§ **Goal of the exercise**: Omit all images, then repeat exactly the lines below from the one containing "Give me the matplotlib source for this chart." through the one containing "hatches = ['//', '\\\\', '||||']", both ends included.

[Rows from a dataset of charts and code]

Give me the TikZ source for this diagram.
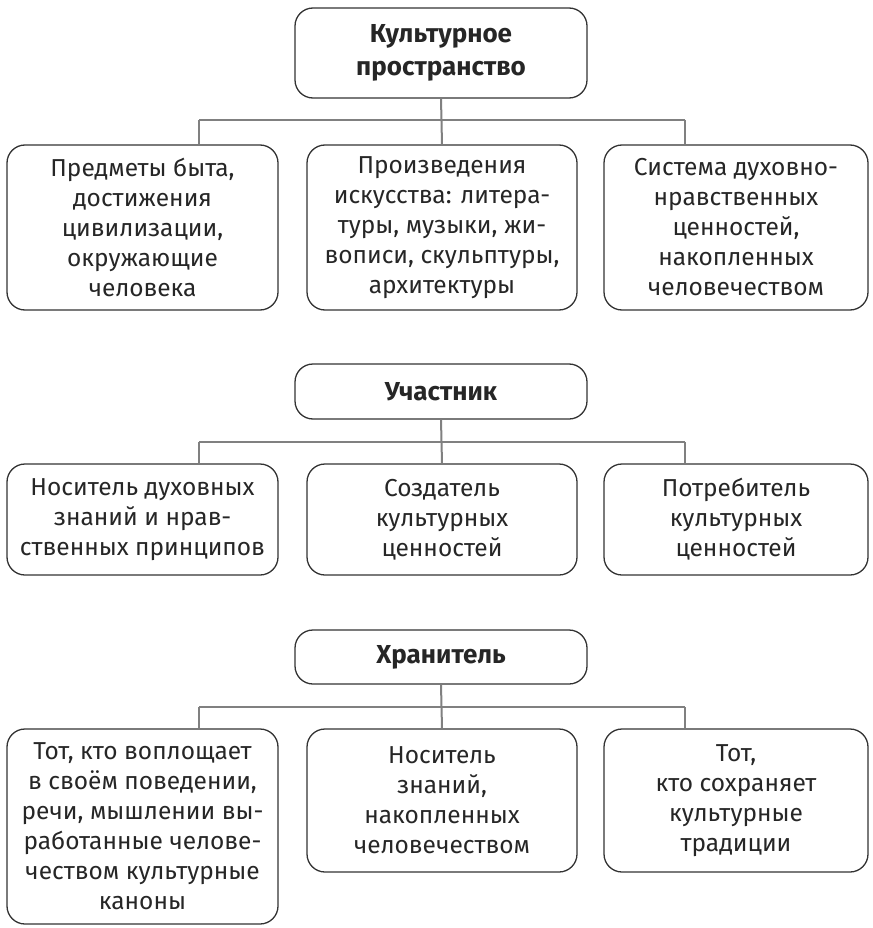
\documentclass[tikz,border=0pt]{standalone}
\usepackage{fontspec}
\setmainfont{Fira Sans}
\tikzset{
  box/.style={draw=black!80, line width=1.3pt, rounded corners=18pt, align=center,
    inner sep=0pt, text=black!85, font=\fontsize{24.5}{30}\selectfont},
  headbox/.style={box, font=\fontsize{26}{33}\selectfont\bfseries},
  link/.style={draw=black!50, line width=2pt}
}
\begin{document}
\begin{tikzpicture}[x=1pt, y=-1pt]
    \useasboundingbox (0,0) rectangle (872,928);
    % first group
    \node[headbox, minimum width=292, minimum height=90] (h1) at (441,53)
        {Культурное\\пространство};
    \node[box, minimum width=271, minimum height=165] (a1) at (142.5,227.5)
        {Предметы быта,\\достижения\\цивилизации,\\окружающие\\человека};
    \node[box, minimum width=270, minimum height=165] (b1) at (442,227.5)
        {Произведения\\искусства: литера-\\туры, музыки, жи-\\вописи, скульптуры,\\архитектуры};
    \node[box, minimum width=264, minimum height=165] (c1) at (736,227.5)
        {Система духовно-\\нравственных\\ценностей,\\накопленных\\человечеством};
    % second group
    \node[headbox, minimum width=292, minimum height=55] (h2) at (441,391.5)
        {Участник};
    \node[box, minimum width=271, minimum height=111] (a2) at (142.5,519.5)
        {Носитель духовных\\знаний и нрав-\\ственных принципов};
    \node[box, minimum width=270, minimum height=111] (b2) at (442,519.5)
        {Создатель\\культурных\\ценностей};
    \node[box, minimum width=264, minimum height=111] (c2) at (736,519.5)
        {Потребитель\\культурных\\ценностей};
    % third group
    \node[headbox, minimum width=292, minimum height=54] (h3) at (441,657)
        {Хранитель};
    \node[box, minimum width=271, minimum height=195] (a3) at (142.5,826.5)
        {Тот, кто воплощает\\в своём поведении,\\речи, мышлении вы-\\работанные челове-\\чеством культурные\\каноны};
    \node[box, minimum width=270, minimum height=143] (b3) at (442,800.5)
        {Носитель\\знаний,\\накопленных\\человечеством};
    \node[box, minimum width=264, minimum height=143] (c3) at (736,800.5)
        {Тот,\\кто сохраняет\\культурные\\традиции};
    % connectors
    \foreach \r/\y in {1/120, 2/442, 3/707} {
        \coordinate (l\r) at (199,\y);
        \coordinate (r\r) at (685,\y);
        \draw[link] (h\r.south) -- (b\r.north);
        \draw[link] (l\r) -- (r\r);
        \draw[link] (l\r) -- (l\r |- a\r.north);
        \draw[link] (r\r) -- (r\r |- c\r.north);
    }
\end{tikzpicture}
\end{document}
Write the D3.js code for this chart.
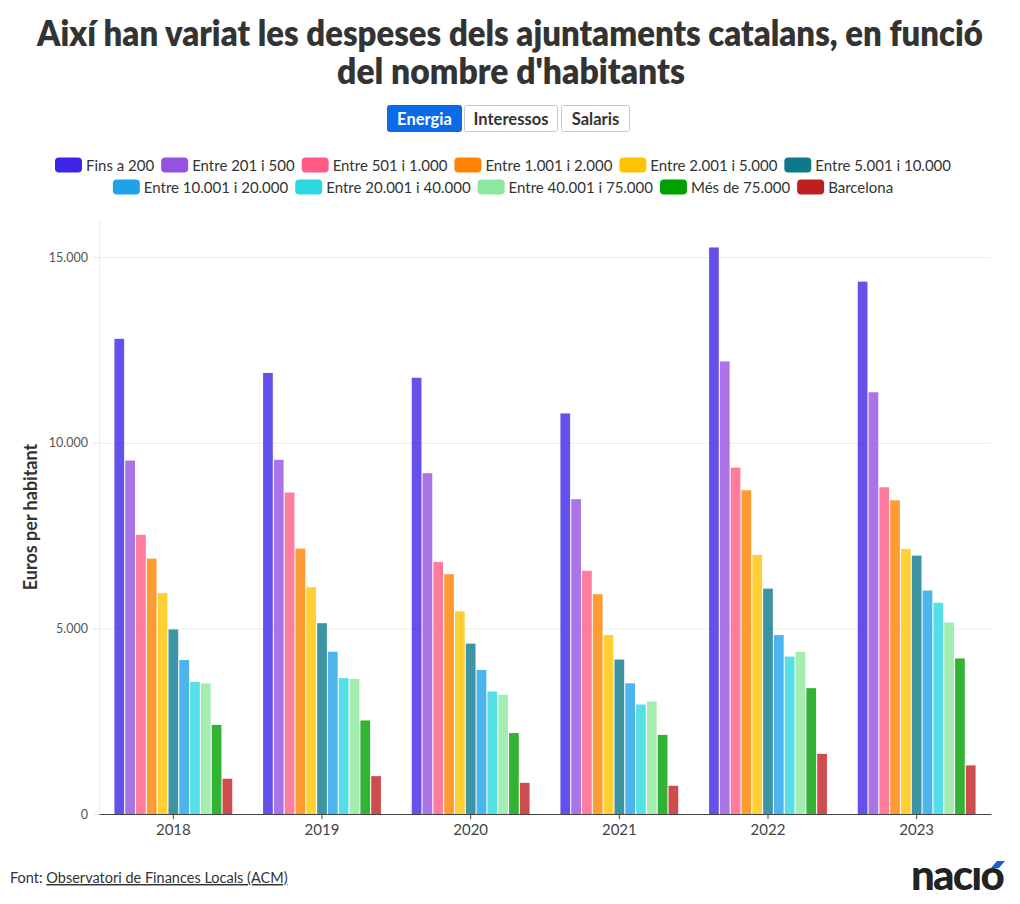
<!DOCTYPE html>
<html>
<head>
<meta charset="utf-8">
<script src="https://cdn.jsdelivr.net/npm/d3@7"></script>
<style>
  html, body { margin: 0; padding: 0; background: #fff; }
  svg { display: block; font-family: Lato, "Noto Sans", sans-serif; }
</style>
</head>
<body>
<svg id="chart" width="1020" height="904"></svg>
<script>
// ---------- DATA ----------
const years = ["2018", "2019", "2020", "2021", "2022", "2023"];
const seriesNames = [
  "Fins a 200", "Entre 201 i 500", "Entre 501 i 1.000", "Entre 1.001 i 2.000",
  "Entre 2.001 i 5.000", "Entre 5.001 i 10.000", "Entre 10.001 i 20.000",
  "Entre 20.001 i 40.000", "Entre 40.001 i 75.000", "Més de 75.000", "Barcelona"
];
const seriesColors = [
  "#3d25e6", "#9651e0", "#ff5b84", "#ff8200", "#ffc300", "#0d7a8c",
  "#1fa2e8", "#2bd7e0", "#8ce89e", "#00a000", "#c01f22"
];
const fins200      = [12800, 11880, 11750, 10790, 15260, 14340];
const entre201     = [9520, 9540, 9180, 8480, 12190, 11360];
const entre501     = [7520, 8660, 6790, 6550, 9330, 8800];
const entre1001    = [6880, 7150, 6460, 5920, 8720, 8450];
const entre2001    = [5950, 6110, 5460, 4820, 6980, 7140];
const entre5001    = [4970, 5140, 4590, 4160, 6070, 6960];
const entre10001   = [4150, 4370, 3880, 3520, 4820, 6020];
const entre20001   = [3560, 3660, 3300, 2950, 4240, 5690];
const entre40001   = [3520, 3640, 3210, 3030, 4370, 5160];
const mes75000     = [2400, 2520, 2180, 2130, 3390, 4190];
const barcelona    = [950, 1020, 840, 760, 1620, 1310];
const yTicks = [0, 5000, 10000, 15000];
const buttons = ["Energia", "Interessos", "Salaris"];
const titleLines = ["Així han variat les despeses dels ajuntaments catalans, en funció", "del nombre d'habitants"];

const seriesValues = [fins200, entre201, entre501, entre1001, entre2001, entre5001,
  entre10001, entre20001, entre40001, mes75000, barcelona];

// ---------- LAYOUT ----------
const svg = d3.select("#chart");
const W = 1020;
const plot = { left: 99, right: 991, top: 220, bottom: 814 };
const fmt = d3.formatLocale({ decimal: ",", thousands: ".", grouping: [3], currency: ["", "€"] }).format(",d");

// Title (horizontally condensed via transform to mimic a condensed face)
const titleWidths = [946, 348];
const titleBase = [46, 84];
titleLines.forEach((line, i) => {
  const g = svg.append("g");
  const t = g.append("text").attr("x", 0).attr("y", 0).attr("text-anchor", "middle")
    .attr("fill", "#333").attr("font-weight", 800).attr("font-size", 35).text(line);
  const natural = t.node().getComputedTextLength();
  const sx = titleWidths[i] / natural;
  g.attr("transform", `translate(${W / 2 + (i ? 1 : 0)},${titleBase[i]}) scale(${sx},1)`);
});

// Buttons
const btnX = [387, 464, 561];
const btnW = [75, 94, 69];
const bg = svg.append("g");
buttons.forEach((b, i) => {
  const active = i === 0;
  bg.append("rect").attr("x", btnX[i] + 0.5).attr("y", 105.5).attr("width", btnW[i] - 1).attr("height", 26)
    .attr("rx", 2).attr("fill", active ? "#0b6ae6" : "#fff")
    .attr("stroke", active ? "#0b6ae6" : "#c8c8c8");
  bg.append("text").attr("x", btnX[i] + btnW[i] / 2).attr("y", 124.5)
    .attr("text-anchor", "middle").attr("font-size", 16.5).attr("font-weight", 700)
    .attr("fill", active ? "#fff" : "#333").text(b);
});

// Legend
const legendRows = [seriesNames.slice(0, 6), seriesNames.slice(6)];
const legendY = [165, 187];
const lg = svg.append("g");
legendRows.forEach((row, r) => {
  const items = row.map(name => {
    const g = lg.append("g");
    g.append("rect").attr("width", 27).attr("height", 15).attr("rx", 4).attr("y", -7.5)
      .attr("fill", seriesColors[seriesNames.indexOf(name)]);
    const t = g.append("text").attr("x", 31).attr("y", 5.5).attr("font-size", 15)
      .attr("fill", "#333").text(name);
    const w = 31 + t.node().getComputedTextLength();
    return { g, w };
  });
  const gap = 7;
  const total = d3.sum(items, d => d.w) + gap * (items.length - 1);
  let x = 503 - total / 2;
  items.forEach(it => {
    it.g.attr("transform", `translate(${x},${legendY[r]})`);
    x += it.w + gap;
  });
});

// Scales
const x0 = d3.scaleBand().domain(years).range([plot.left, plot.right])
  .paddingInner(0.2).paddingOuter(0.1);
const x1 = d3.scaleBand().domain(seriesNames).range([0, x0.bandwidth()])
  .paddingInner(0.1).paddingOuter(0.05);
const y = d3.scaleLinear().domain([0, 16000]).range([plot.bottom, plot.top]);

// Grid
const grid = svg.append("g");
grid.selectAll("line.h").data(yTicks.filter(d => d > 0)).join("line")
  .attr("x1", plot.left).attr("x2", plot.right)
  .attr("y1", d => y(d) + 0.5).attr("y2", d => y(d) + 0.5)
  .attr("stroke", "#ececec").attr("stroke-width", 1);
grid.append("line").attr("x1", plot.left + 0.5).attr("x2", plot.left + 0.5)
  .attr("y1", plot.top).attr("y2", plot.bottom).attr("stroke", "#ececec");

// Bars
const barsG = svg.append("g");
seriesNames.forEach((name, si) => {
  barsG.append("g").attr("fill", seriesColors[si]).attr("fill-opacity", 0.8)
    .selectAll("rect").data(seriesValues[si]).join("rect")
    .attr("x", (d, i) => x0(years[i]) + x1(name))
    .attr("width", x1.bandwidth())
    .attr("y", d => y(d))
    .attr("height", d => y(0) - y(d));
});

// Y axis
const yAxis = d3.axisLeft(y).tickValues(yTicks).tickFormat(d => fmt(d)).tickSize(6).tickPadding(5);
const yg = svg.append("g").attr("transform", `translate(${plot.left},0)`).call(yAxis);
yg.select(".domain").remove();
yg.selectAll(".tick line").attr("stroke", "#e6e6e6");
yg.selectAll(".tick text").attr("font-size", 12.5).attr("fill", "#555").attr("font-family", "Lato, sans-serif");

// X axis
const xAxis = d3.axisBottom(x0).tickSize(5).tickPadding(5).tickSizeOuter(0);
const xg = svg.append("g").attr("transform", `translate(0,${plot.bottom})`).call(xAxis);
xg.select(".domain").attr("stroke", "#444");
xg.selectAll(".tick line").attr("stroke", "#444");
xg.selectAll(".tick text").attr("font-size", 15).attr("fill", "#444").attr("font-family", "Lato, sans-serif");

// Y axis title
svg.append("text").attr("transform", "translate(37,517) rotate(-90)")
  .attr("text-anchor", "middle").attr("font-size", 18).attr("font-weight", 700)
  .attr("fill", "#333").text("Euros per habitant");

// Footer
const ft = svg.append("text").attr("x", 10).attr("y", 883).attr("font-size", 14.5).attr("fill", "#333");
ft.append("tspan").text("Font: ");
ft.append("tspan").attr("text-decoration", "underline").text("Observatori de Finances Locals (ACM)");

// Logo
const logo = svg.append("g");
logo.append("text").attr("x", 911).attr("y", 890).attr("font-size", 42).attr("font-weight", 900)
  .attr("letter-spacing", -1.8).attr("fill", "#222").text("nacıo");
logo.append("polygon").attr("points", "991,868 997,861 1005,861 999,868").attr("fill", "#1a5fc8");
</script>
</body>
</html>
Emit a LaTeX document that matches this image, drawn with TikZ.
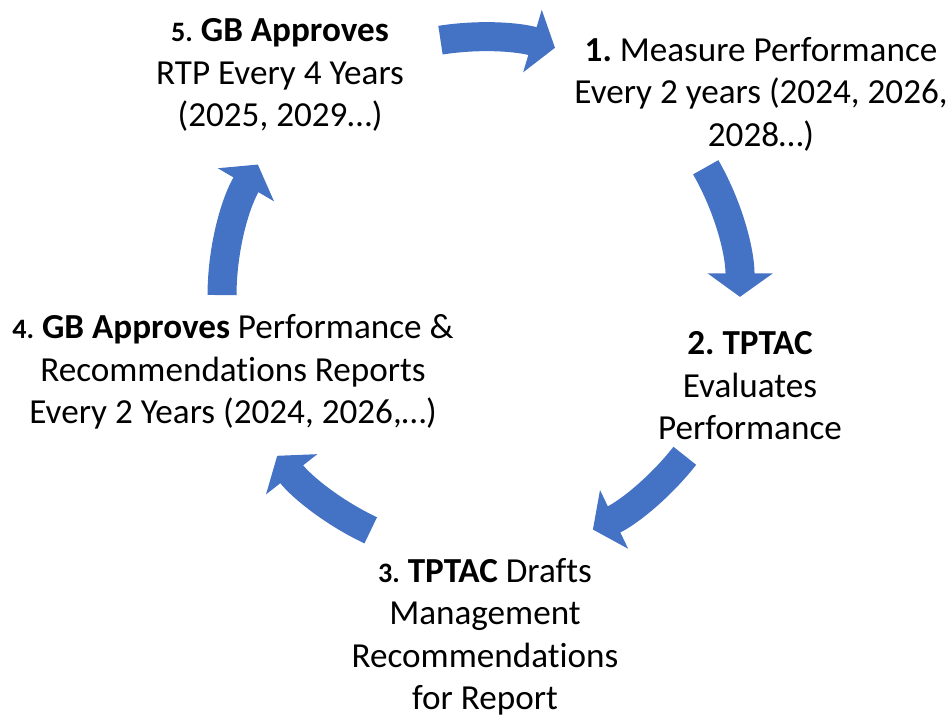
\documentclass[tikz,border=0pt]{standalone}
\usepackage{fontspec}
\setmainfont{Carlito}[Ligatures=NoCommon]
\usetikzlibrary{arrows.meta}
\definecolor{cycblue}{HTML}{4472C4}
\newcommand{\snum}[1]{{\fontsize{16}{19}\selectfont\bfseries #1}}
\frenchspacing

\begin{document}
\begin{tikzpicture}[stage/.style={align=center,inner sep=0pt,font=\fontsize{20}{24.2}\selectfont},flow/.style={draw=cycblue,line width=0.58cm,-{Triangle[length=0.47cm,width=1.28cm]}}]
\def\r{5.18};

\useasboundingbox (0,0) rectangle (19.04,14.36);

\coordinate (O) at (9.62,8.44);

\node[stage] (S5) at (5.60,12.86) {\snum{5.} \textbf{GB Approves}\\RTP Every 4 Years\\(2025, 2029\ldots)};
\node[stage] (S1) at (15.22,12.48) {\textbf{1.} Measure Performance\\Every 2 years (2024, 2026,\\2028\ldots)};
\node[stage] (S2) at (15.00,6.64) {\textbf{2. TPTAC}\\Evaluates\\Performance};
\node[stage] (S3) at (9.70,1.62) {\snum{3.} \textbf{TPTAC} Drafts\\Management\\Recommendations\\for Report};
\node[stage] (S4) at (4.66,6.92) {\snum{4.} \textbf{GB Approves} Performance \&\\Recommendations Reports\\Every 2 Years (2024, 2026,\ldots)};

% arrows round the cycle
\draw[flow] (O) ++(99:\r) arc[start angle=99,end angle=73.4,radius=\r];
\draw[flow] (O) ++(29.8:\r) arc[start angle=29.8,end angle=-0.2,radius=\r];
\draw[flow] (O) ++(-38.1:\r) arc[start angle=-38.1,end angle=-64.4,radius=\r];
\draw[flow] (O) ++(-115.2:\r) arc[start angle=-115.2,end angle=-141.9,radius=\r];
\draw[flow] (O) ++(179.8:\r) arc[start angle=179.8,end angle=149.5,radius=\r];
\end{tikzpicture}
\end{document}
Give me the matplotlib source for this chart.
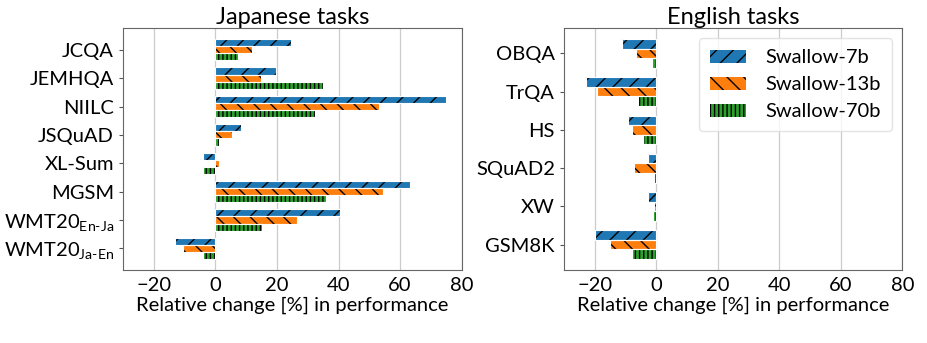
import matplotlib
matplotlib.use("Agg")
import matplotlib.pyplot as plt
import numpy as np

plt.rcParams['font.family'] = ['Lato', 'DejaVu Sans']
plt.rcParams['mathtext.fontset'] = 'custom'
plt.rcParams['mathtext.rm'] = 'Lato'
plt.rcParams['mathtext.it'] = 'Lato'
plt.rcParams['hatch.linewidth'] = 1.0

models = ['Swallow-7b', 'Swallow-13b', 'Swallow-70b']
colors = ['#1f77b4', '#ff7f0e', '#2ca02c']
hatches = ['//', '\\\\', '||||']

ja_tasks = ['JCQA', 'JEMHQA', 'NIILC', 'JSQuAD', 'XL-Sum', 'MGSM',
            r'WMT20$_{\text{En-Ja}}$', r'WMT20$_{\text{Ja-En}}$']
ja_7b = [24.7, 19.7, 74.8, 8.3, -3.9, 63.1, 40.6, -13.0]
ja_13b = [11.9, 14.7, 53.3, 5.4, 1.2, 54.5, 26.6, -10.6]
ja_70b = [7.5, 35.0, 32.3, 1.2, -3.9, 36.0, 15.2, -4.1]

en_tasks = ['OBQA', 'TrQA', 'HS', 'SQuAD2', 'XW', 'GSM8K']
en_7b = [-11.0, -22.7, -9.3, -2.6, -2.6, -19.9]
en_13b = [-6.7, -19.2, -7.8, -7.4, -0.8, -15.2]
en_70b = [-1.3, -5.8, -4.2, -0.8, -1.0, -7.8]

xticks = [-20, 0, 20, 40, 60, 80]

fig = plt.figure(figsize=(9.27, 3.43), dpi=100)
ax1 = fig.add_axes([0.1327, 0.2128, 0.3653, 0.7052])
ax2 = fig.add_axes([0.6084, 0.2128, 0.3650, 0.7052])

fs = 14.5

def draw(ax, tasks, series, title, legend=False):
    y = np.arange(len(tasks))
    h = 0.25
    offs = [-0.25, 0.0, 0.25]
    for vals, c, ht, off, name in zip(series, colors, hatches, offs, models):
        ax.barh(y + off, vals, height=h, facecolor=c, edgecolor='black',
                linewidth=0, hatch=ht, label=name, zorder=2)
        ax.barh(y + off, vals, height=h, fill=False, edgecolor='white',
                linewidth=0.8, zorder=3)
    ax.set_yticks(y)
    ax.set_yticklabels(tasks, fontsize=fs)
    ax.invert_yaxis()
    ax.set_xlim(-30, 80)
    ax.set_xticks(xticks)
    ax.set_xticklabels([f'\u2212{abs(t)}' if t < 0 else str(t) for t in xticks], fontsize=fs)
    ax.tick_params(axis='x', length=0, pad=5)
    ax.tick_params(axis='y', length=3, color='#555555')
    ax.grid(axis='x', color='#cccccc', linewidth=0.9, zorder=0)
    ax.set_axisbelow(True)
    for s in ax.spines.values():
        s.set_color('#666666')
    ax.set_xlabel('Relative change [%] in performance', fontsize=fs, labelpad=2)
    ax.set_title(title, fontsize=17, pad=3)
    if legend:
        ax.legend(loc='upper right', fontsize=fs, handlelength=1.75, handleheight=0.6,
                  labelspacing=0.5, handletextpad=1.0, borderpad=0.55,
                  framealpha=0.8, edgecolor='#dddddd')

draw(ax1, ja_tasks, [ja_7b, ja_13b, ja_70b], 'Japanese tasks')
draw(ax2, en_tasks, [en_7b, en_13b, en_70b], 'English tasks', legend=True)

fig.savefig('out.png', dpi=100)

§ **Correct output**:
Give me the matplotlib source for this chart.
import matplotlib
matplotlib.use("Agg")
import matplotlib.pyplot as plt
import numpy as np

plt.rcParams['font.family'] = ['Lato', 'DejaVu Sans']
plt.rcParams['mathtext.fontset'] = 'custom'
plt.rcParams['mathtext.rm'] = 'Lato'
plt.rcParams['mathtext.it'] = 'Lato'
plt.rcParams['hatch.linewidth'] = 1.0

models = ['Swallow-7b', 'Swallow-13b', 'Swallow-70b']
colors = ['#1f77b4', '#ff7f0e', '#2ca02c']
hatches = ['//', '\\\\', '||||']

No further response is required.